Le Rebelle: Excellence all round at Perth/Parisian bistro
French$$
If you’ve sat in a neighbourhood bistro in an outer arrondissement of Paris, not too far out, somewhere tourists don’t go, but neat and genteel, you could well have been sitting at Le Rebelle in Mount Lawley.
Bit of a stretch?
Maybe, but like its Parisian counterpart, Le Rebelle has noisy energy, tightly spaced tables, bustling waiters and locals for clients. Like its Parisian counterpart it has a fine, fit-for-purpose wine list and it doesn’t feel the need to serve bistro classics like coquille St Jacques, crepe Suzette, onglet with chips and coq au vin.
Not that chef/owner Liam Atkinson hasn’t cooked these classics, but like his French cousins, he is doing modern dishes in the bistro style, some of it immediately recognisable as French bistro, others not so much.

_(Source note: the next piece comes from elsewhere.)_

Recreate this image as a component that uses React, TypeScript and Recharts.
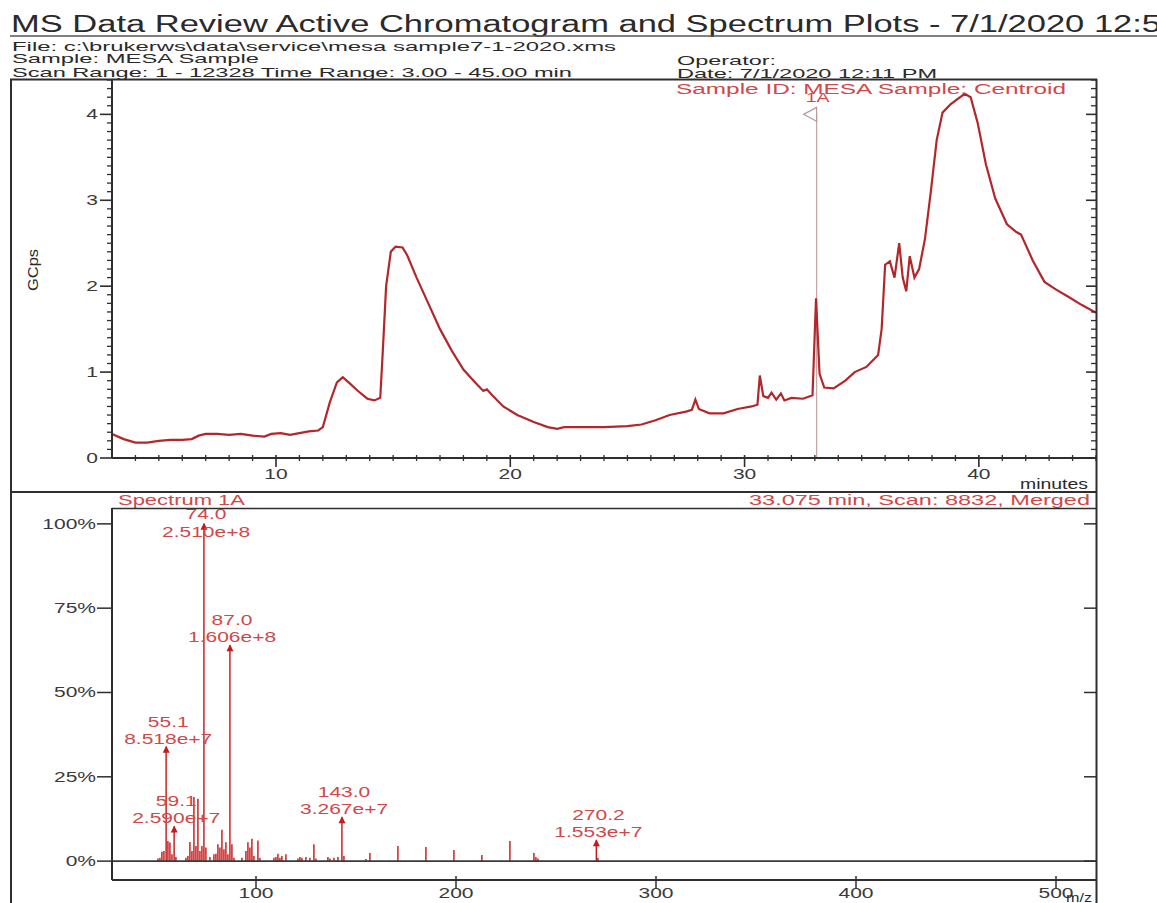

How about a bucket of fries, not served with mayonnaise … no, no, no … these were garnished with a splodge of lurid green herb butter and snails. Yes, snails. On fries. Daring and clever. The chips were fried perfectly, the snails were tender.
Stracciatella can be a big yawn, but it is much loved, especially by the body conscious because of the cheese’s lightness and its typical fruit garnish.
Because my dining buddy enjoys Stracciatella, we ordered it. If only they were all this simple and this accomplished it might come off my Remove Before Dining list.
Peaches had been charred, seriously blistered, cut into slices, teamed with the corn cheese, bathed with a sherry vinegar dressing and scattered all about with toasted chopped hazelnuts. Balance. It’s always about balance and this was tightrope walking without a pole. Properly seasoned, it had a vinegary unctuousness nipping at the tastebuds like a friendly Jack Russell, with crunchy nuts adding a counterpoint to the stretchy, soft Stracciatella. All that and great flavour.
Crab toast was fresh crab, just steamed, not dry, tossed with a light mayo-based dressing and topped with dill fronds and micro leaves.
The toast batons had been surgically sliced, the thick rectangles of brioche had millimetre-perfect edges, proper knife skills when it comes to slicing soft bread. The toasting added crunch, but it was light enough not to impose brutish dark toast flavours on the delicate crab.
Halfway through the meal, it occurred to us we were eating food of significance. It’s rare to eat flawless dishes in restaurants and, while these plates were prima facie simple, there was technique, skills and experience bubbling away in the background. One doesn’t get these things from chefs that don’t push themselves and haven’t worked in good kitchens.
Fillet steak is an odd choice for a bistro. Actually, it’s an odd choice for any restaurant, unless you’re making Wellington or chateaubriand.
The French prefer onglet (hanger or skirt steak here) for a couple of reasons. It has mobs of flavour and is, well was, dirt cheap. Grilled quickly and served rare, onglet is as tender as primary cuts like sirloin and porterhouse and meatier than a tight-head prop.
It was ordered rare and served rare. That’s rare. It was well rested, so no patchy grey bits, just wall-to-wall blushing pink. It was juicy and tender and a beautiful piece of meat. Pity it was fillet. Underneath was blanched spinach, not creamed like at American steakhouses, but simply blanched, squeezed dry and seasoned. It was tender without being soft. Perfect.
In the canon of trad bistro classics, duck confit rules the roost. Dry-brined with thyme leaves for a few hours, the thigh and leg piece are submerged in a roasting pan filled with duck fat and slow cooked, fudgy, moist, dense and soft. Often chefs don’t brine it enough or cook it too hot or too fast or both, which is when it transforms into an unswallowable, dry duck jerky. Ew.
Le Rebelle’s was the real deal, a tender, salty interior and a crisp, rendered skin. A simple duck jus and a small salad were on the plate.
The wine list is a winner. There’s a strong focus on hand selected wines to match the cooking and, while the list is comprehensive, should you wish to go full baller, you can ask for the “special” list.
So, there you go, excellence all round. A proper French bistro with a classy crew in the kitchen and a smart bunch of professionals out front.
When dining is this good, the experience has a light touch. Before you know it, three hours have gone by and all you have left are traces of bearnaise on the chin, the crisp acidity of Chablis and a fading memory of that escargot sauce.
There were no bad memories – anxiously looking around for a waiter, cheap glassware, sloppy cooking, indifferent service, clueless servers - intruded on the experience.
The low-down
17.5/20
Snacks, $8-$17; entrees, $22-$29; mains, $30-$54; sides, $14-$20; dessert/cheese, $12-$17.